**WHAT TO PRODUCE:** Copy the lines below as they are; omit the images they contain.

**SOURCE MATERIAL:**
◇ ◇ ◇
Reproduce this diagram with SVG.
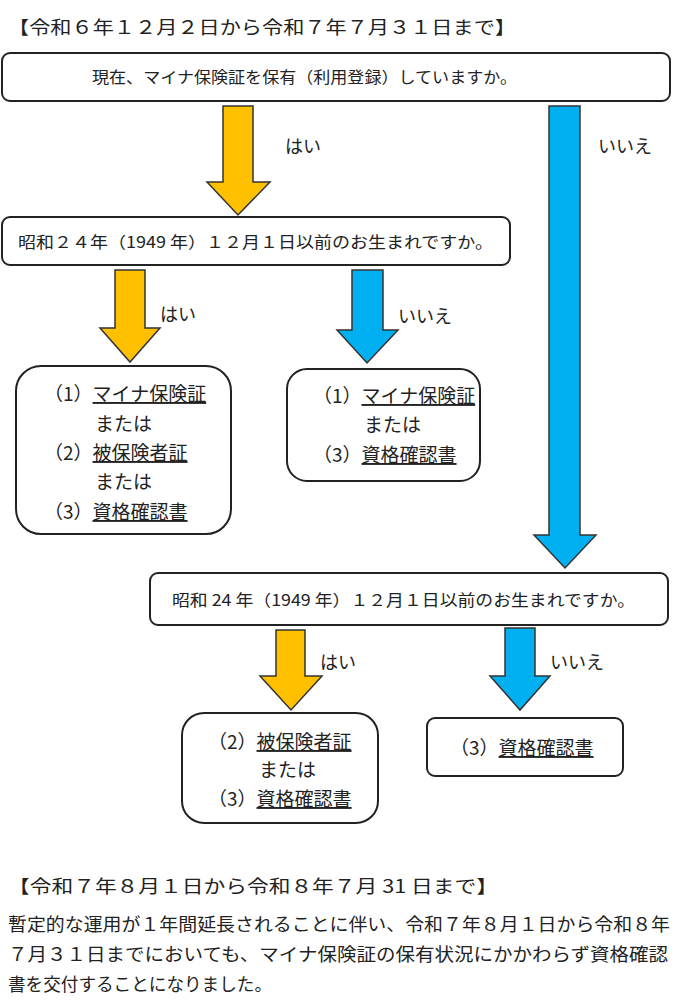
<svg xmlns="http://www.w3.org/2000/svg" width="676" height="1000" viewBox="0 0 676 1000">
<style>
text{font-family:"Noto Sans CJK JP","Liberation Sans",sans-serif;fill:#222}
.b{fill:#fff;stroke:#222;stroke-width:2}
.y{fill:#FFC000;stroke:#333;stroke-width:1.5}
.c{fill:#00B0F0;stroke:#333;stroke-width:1.5}
.t{font-size:16px}
.l{font-size:18px}
.m{font-size:19px}
.u{text-decoration:underline}
</style>
<rect width="676" height="1000" fill="#fff"/>
<text class="l" x="8" y="34" textLength="508" lengthAdjust="spacingAndGlyphs">【令和６年１２月２日から令和７年７月３１日まで】</text>
<g id="connectors">
<polygon class="y" points="223,106 253,106 253,182 270,182 238,215 207,182 223,182"/>
<polygon class="c" points="549,106 580,106 580,535 596,535 565,568 534,535 549,535"/>
<polygon class="y" points="115,270 145,270 145,328 160,328 130,362 100,328 115,328"/>
<polygon class="c" points="352,270 383,270 383,330 398,330 367,363 337,330 352,330"/>
<polygon class="y" points="276,630 305,630 305,676 322,676 291,710 260,676 276,676"/>
<polygon class="c" points="505,628 535,628 535,676 550,676 520,710 490,676 505,676"/>
<text class="l" x="285" y="153">はい</text>
<text class="l" x="598" y="153">いいえ</text>
<text class="l" x="160" y="321">はい</text>
<text class="l" x="398" y="323">いいえ</text>
<text class="l" x="320" y="669">はい</text>
<text class="l" x="550" y="669">いいえ</text>
</g>
<g id="q1"><rect class="b" x="2" y="53" width="668" height="48" rx="8"/>
<text class="t" x="92" y="83" textLength="425" lengthAdjust="spacingAndGlyphs">現在、マイナ保険証を保有（利用登録）していますか。</text></g>
<g id="q2"><rect class="b" x="2" y="217" width="508" height="48" rx="8"/>
<text class="t" x="18" y="248" textLength="475" lengthAdjust="spacingAndGlyphs">昭和２４年（1949 年）１２月１日以前のお生まれですか。</text></g>
<g id="r1"><rect class="b" x="16" y="366" width="215" height="168" rx="25"/>
<text class="m" x="44" y="401">（1）<tspan class="u">マイナ保険証</tspan></text>
<text class="m" x="95" y="431">または</text>
<text class="m" x="44" y="460">（2）<tspan class="u">被保険者証</tspan></text>
<text class="m" x="95" y="489">または</text>
<text class="m" x="44" y="519">（3）<tspan class="u">資格確認書</tspan></text></g>
<g id="r2"><rect class="b" x="287" y="369" width="193" height="112" rx="20"/>
<text class="m" x="313" y="403">（1）<tspan class="u">マイナ保険証</tspan></text>
<text class="m" x="364" y="432">または</text>
<text class="m" x="313" y="462">（3）<tspan class="u">資格確認書</tspan></text></g>
<g id="q3"><rect class="b" x="150" y="573" width="518" height="52" rx="8"/>
<text class="t" x="172" y="606" textLength="463" lengthAdjust="spacingAndGlyphs">昭和 24 年（1949 年）１２月１日以前のお生まれですか。</text></g>
<g id="r3"><rect class="b" x="182" y="713" width="196" height="110" rx="22"/>
<text class="m" x="208" y="749">（2）<tspan class="u">被保険者証</tspan></text>
<text class="m" x="259" y="777">または</text>
<text class="m" x="208" y="806">（3）<tspan class="u">資格確認書</tspan></text></g>
<g id="r4"><rect class="b" x="427" y="718" width="196" height="58" rx="8"/>
<text class="m" x="450" y="755">（3）<tspan class="u">資格確認書</tspan></text></g>
<text class="l" x="8" y="893" textLength="490" lengthAdjust="spacingAndGlyphs">【令和７年８月１日から令和８年７月 31 日まで】</text>
<text class="l" x="8" y="931" textLength="662" lengthAdjust="spacingAndGlyphs">暫定的な運用が１年間延長されることに伴い、令和７年８月１日から令和８年</text>
<text class="l" x="8" y="961" textLength="660" lengthAdjust="spacingAndGlyphs">７月３１日までにおいても、マイナ保険証の保有状況にかかわらず資格確認</text>
<text class="l" x="8" y="991" textLength="264" lengthAdjust="spacingAndGlyphs">書を交付することになりました。</text>
</svg>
◇ ◇ ◇
**EXPECTED ANSWER:**
Reproduce this diagram with SVG.
<svg xmlns="http://www.w3.org/2000/svg" width="676" height="1000" viewBox="0 0 676 1000">
<style>
text{font-family:"Noto Sans CJK JP","Liberation Sans",sans-serif;fill:#222}
.b{fill:#fff;stroke:#222;stroke-width:2}
.y{fill:#FFC000;stroke:#333;stroke-width:1.5}
.c{fill:#00B0F0;stroke:#333;stroke-width:1.5}
.t{font-size:16px}
.l{font-size:18px}
.m{font-size:19px}
.u{text-decoration:underline}
</style>
<rect width="676" height="1000" fill="#fff"/>
<text class="l" x="8" y="34" textLength="508" lengthAdjust="spacingAndGlyphs">【令和６年１２月２日から令和７年７月３１日まで】</text>
<g id="connectors">
<polygon class="y" points="223,106 253,106 253,182 270,182 238,215 207,182 223,182"/>
<polygon class="c" points="549,106 580,106 580,535 596,535 565,568 534,535 549,535"/>
<polygon class="y" points="115,270 145,270 145,328 160,328 130,362 100,328 115,328"/>
<polygon class="c" points="352,270 383,270 383,330 398,330 367,363 337,330 352,330"/>
<polygon class="y" points="276,630 305,630 305,676 322,676 291,710 260,676 276,676"/>
<polygon class="c" points="505,628 535,628 535,676 550,676 520,710 490,676 505,676"/>
<text class="l" x="285" y="153">はい</text>
<text class="l" x="598" y="153">いいえ</text>
<text class="l" x="160" y="321">はい</text>
<text class="l" x="398" y="323">いいえ</text>
<text class="l" x="320" y="669">はい</text>
<text class="l" x="550" y="669">いいえ</text>
</g>
<g id="q1"><rect class="b" x="2" y="53" width="668" height="48" rx="8"/>
<text class="t" x="92" y="83" textLength="425" lengthAdjust="spacingAndGlyphs">現在、マイナ保険証を保有（利用登録）していますか。</text></g>
<g id="q2"><rect class="b" x="2" y="217" width="508" height="48" rx="8"/>
<text class="t" x="18" y="248" textLength="475" lengthAdjust="spacingAndGlyphs">昭和２４年（1949 年）１２月１日以前のお生まれですか。</text></g>
<g id="r1"><rect class="b" x="16" y="366" width="215" height="168" rx="25"/>
<text class="m" x="44" y="401">（1）<tspan class="u">マイナ保険証</tspan></text>
<text class="m" x="95" y="431">または</text>
<text class="m" x="44" y="460">（2）<tspan class="u">被保険者証</tspan></text>
<text class="m" x="95" y="489">または</text>
<text class="m" x="44" y="519">（3）<tspan class="u">資格確認書</tspan></text></g>
<g id="r2"><rect class="b" x="287" y="369" width="193" height="112" rx="20"/>
<text class="m" x="313" y="403">（1）<tspan class="u">マイナ保険証</tspan></text>
<text class="m" x="364" y="432">または</text>
<text class="m" x="313" y="462">（3）<tspan class="u">資格確認書</tspan></text></g>
<g id="q3"><rect class="b" x="150" y="573" width="518" height="52" rx="8"/>
<text class="t" x="172" y="606" textLength="463" lengthAdjust="spacingAndGlyphs">昭和 24 年（1949 年）１２月１日以前のお生まれですか。</text></g>
<g id="r3"><rect class="b" x="182" y="713" width="196" height="110" rx="22"/>
<text class="m" x="208" y="749">（2）<tspan class="u">被保険者証</tspan></text>
<text class="m" x="259" y="777">または</text>
<text class="m" x="208" y="806">（3）<tspan class="u">資格確認書</tspan></text></g>
<g id="r4"><rect class="b" x="427" y="718" width="196" height="58" rx="8"/>
<text class="m" x="450" y="755">（3）<tspan class="u">資格確認書</tspan></text></g>
<text class="l" x="8" y="893" textLength="490" lengthAdjust="spacingAndGlyphs">【令和７年８月１日から令和８年７月 31 日まで】</text>
<text class="l" x="8" y="931" textLength="662" lengthAdjust="spacingAndGlyphs">暫定的な運用が１年間延長されることに伴い、令和７年８月１日から令和８年</text>
<text class="l" x="8" y="961" textLength="660" lengthAdjust="spacingAndGlyphs">７月３１日までにおいても、マイナ保険証の保有状況にかかわらず資格確認</text>
<text class="l" x="8" y="991" textLength="264" lengthAdjust="spacingAndGlyphs">書を交付することになりました。</text>
</svg>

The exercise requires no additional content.